ATTACKS upon freedom of speech and press follow each other so fast that it passeth understanding that we still have any libertarian publications existing and their supporters at large. It is unusual to have a day pass without hearing that someone has been condemned to prison for one or more years for writing to a friend or client where a certain book may be found, or a publication excluded from the mails because it dared to criticize existing institutions. Sex reformers and Anarchists suffer most from these persecutions, as is natural with extremists, but no one is immune from the wrath of Caesar in these days.
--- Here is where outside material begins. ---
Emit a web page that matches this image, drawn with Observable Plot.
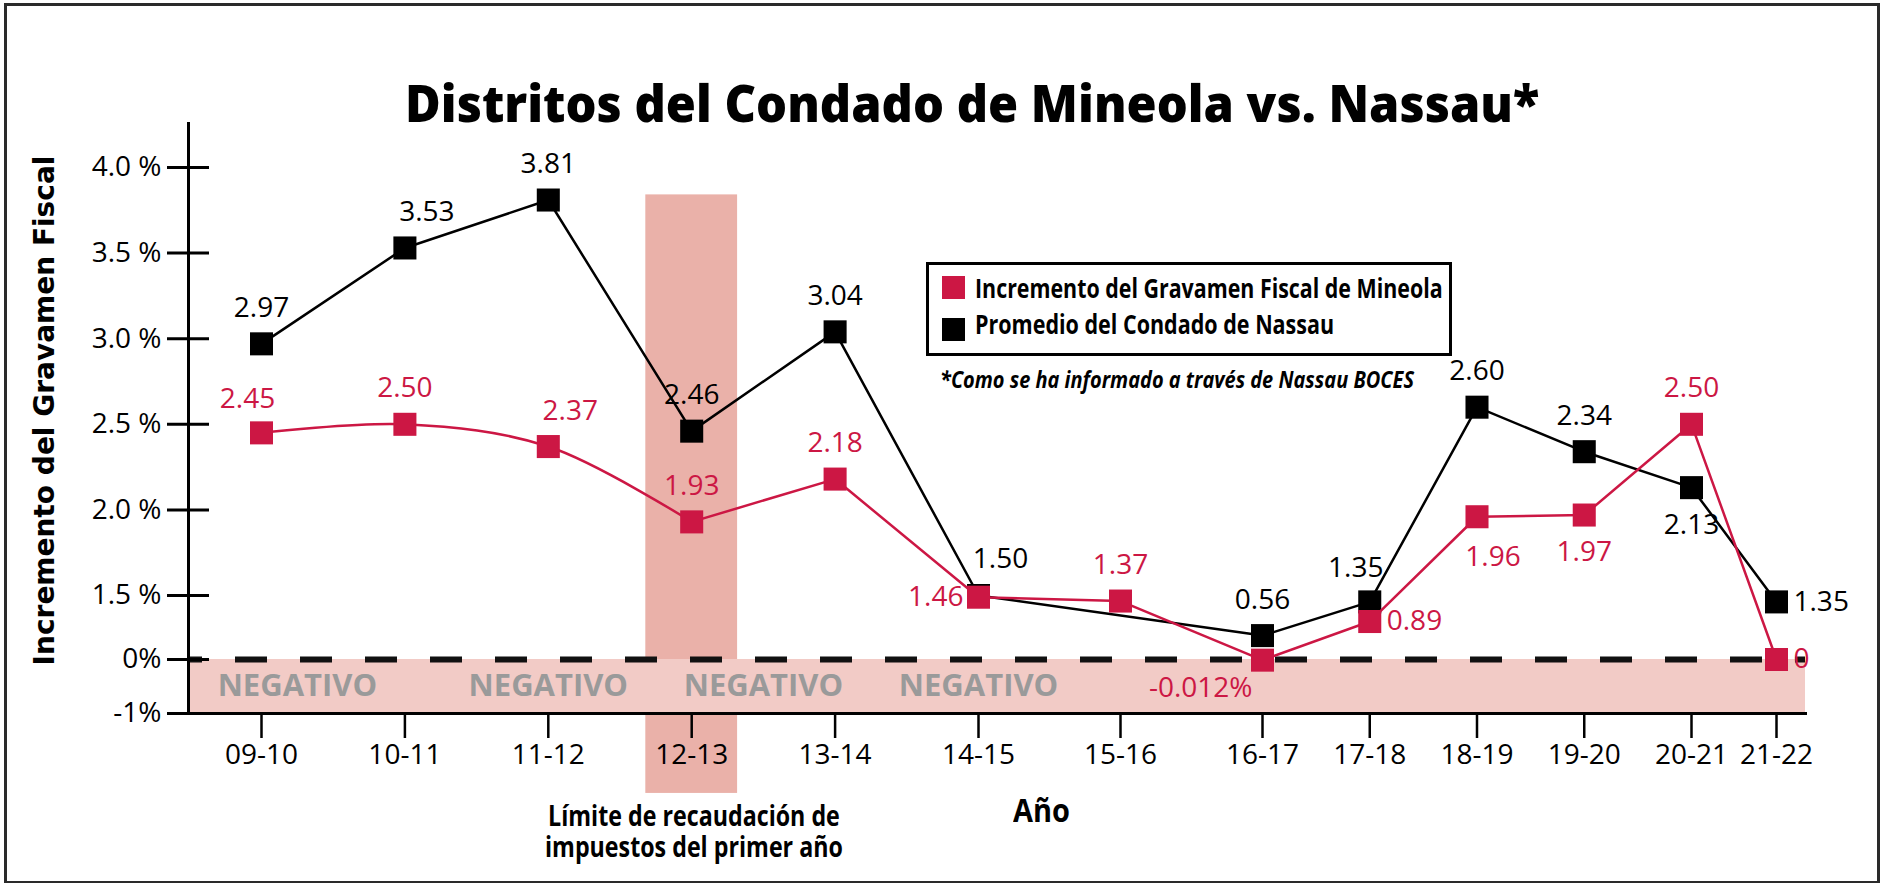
<!DOCTYPE html>
<html>
<head>
<meta charset="utf-8">
<script src="https://cdn.jsdelivr.net/npm/d3@7"></script>
<script src="https://cdn.jsdelivr.net/npm/@observablehq/plot@0.6"></script>
<style>
html, body { margin: 0; padding: 0; background: #fff; }
#wrap { position: relative; width: 1890px; height: 883px; overflow: hidden; background: #fff; }
#wrap svg { position: absolute; left: 0; top: 0; }
#border { position: absolute; left: 4px; top: 3px; width: 1876px; height: 881px; border: 3px solid #2a2a2a; box-sizing: border-box; }
.t { position: absolute; white-space: nowrap; line-height: 0.9; transform-origin: 0 0; font-family: "Open Sans", sans-serif; color: #000; }
#legend { position: absolute; left: 926px; top: 262px; width: 526px; height: 94px; border: 3px solid #000; box-sizing: border-box; background: #fff; }
.sw { position: absolute; width: 23px; height: 23px; }
</style>
</head>
<body>
<div id="wrap">
  <div id="border"></div>
  <div id="chart"></div>
  <div class="t fit" data-cx="972" data-w="1134" data-base="123" style="font-size:52px;font-weight:800">Distritos del Condado de Mineola vs. Nassau*</div>
  <div id="legend"></div>
  <div class="sw" style="left:942px;top:276px;background:#cc1744"></div>
  <div class="sw" style="left:942px;top:318px;background:#000"></div>
  <div class="t fit" data-left="975" data-w="468" data-base="299" style="font-size:26px;font-weight:700">Incremento del Gravamen Fiscal de Mineola</div>
  <div class="t fit" data-left="975" data-w="359" data-base="335" style="font-size:26px;font-weight:700">Promedio del Condado de Nassau</div>
  <div class="t fit" data-left="940" data-w="474" data-base="388" style="font-size:23px;font-weight:700;font-style:italic">*Como se ha informado a través de Nassau BOCES</div>
  <div class="t fit" data-cx="694" data-w="298" data-base="826" style="font-size:29px;font-weight:700;line-height:31px;text-align:center">Límite de recaudación de<br>impuestos del primer año</div>
  <div class="t fit" data-cx="1041" data-w="57" data-base="823" style="font-size:32px;font-weight:700">Año</div>
</div>
<script>
// ---------- data ----------
const years = ["09-10","10-11","11-12","12-13","13-14","14-15","15-16","16-17","17-18","18-19","19-20","20-21","21-22"];
const mineola = [2.45, 2.50, 2.37, 1.93, 2.18, 1.46, 1.37, -0.012, 0.89, 1.96, 1.97, 2.50, 0];
const nassau  = [2.97, 3.53, 3.81, 2.46, 3.04, 1.50, null, 0.56, 1.35, 2.60, 2.34, 2.13, 1.35];
const mineolaText = ["2.45","2.50","2.37","1.93","2.18","1.46","1.37","-0.012%","0.89","1.96","1.97","2.50","0"];
const nassauText  = ["2.97","3.53","3.81","2.46","3.04","1.50",null,"0.56","1.35","2.60","2.34","2.13","1.35"];
const yTicks     = [4.0, 3.5, 3.0, 2.5, 2.0, 1.5, 0, -1];
const yTickText  = ["4.0 %","3.5 %","3.0 %","2.5 %","2.0 %","1.5 %","0%","-1%"];
const negativeText = "NEGATIVO";
const negativeAt = [0.25, 2, 3.5, 5];
const highlightYear = "12-13";
const yTitle = "Incremento del Gravamen Fiscal";

// ---------- layout / style ----------
const RED = "#cc1744";
const mineolaPlace = ["nw","n","ne","n","n","w","n","sw","e","se","s","n","e"];
const nassauPlace  = ["n","ne","n","n","n","ne",null,"n","nw","n","n","s","e"];
const place = {
  n:  {dx: 0,   dy: -36, textAnchor: "middle"},
  ne: {dx: 22,  dy: -36, textAnchor: "middle"},
  nw: {dx: -14, dy: -34, textAnchor: "middle"},
  s:  {dx: 0,   dy: 37,  textAnchor: "middle"},
  se: {dx: 16,  dy: 40,  textAnchor: "middle"},
  e:  {dx: 17,  dy: 0,   textAnchor: "start"},
  w:  {dx: -15, dy: 0,   textAnchor: "end"},
  sw: {dx: -10, dy: 28,  textAnchor: "end"}
};

const rows = (vals, texts, places) =>
  years.map((year, i) => ({i, year, v: vals[i], t: texts[i], p: places[i]})).filter(d => d.v != null);
const redRows = rows(mineola, mineolaText, mineolaPlace);
const blackRows = rows(nassau, nassauText, nassauPlace);
const hi = years.indexOf(highlightYear);

const labels = (data, color) => Object.entries(place).map(([k, o]) =>
  Plot.text(data.filter(d => d.p === k), {x: "i", y: "v", text: "t", fill: color, fontSize: 28, ...o}));

const chart = Plot.plot({
  width: 1890,
  height: 883,
  marginLeft: 188,
  marginRight: 85,
  marginTop: 123,
  marginBottom: 170,
  style: {fontFamily: '"Open Sans", sans-serif', fontSize: "28px", color: "#000", background: "transparent", overflow: "visible"},
  x: {type: "linear", domain: [0, 5, 7, 11, 12], range: [261, 978, 1262, 1691, 1776]},
  y: {type: "linear", domain: [-1, 0, 1.5, 4], range: [713, 659, 595, 167]},
  marks: [
    Plot.rect([0], {x1: () => hi - 0.32, x2: () => hi + 0.32, y1: () => -2.48, y2: () => 3.84, fill: "#eab1a9"}),
    Plot.rect([0], {y1: () => -1, y2: () => 0, fill: "#f2cbc6"}),
    Plot.text(negativeAt, {x: d => d, y: () => -0.5, text: () => negativeText, fill: "#9a9a9a", fontWeight: "bold", fontSize: 31}),
    Plot.ruleY([0], {stroke: "#111", strokeWidth: 6, strokeDasharray: "32,33", strokeDashoffset: 18}),
    Plot.frame({anchor: "left", strokeWidth: 3, stroke: "#000"}),
    Plot.frame({anchor: "bottom", strokeWidth: 3, stroke: "#000"}),
    Plot.axisY({ticks: yTicks, tickFormat: v => yTickText[yTicks.indexOf(v)], tickSize: 42, dx: 21, tickPadding: 6, strokeWidth: 3, fontSize: 28, label: null}),
    Plot.axisX({ticks: d3.range(years.length), tickFormat: i => years[i], tickSize: 25, tickPadding: 6, strokeWidth: 2.5, fontSize: 28, label: null}),
    Plot.line(blackRows, {x: "i", y: "v", stroke: "#000", strokeWidth: 2.5}),
    Plot.dot(blackRows, {x: "i", y: "v", symbol: "square", r: 13, fill: "#000"}),
    Plot.line(redRows.filter(d => d.i <= 3), {x: "i", y: "v", stroke: RED, strokeWidth: 2.5, curve: "catmull-rom"}),
    Plot.line(redRows.filter(d => d.i >= 3), {x: "i", y: "v", stroke: RED, strokeWidth: 2.5}),
    Plot.dot(redRows, {x: "i", y: "v", symbol: "square", r: 13, fill: RED}),
    ...labels(blackRows, "#000"),
    ...labels(redRows, RED),
    Plot.text([yTitle], {frameAnchor: "left", textAnchor: "middle", rotate: -90, dx: -143, dy: -8, fontFamily: "DejaVu Sans", fontWeight: "bold", fontSize: 28, fill: "#000"})
  ]
});
document.getElementById("chart").appendChild(chart);

function fit() {
  document.querySelectorAll(".fit").forEach(el => {
    const fs = parseFloat(el.style.fontSize);
    const lh = parseFloat(getComputedStyle(el).lineHeight) || 0.9 * fs;
    const off = (lh - 1.362 * fs) / 2 + 1.069 * fs;
    const w = +el.dataset.w;
    el.style.transform = "none";
    const nat = el.offsetWidth;
    const left = el.dataset.cx !== undefined ? +el.dataset.cx - w / 2 : +el.dataset.left;
    el.style.left = left + "px";
    el.style.top = (+el.dataset.base - off) + "px";
    el.style.transform = `scaleX(${w / nat})`;
  });
}
fit();
if (document.fonts && document.fonts.ready) document.fonts.ready.then(fit);
</script>
</body>
</html>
There have been a number of unemployed “riots” and several acts of violence by individuals, it is true, but it seems to have escaped attention that the “riots” were provoked by the police, and that the acts of violence are coincident with every industrial depression. It seems like stating the most obvious of facts to say that deeds of violence, such as we have recently witnessed, find their inception in some social condition or overt act on the part of those in authority.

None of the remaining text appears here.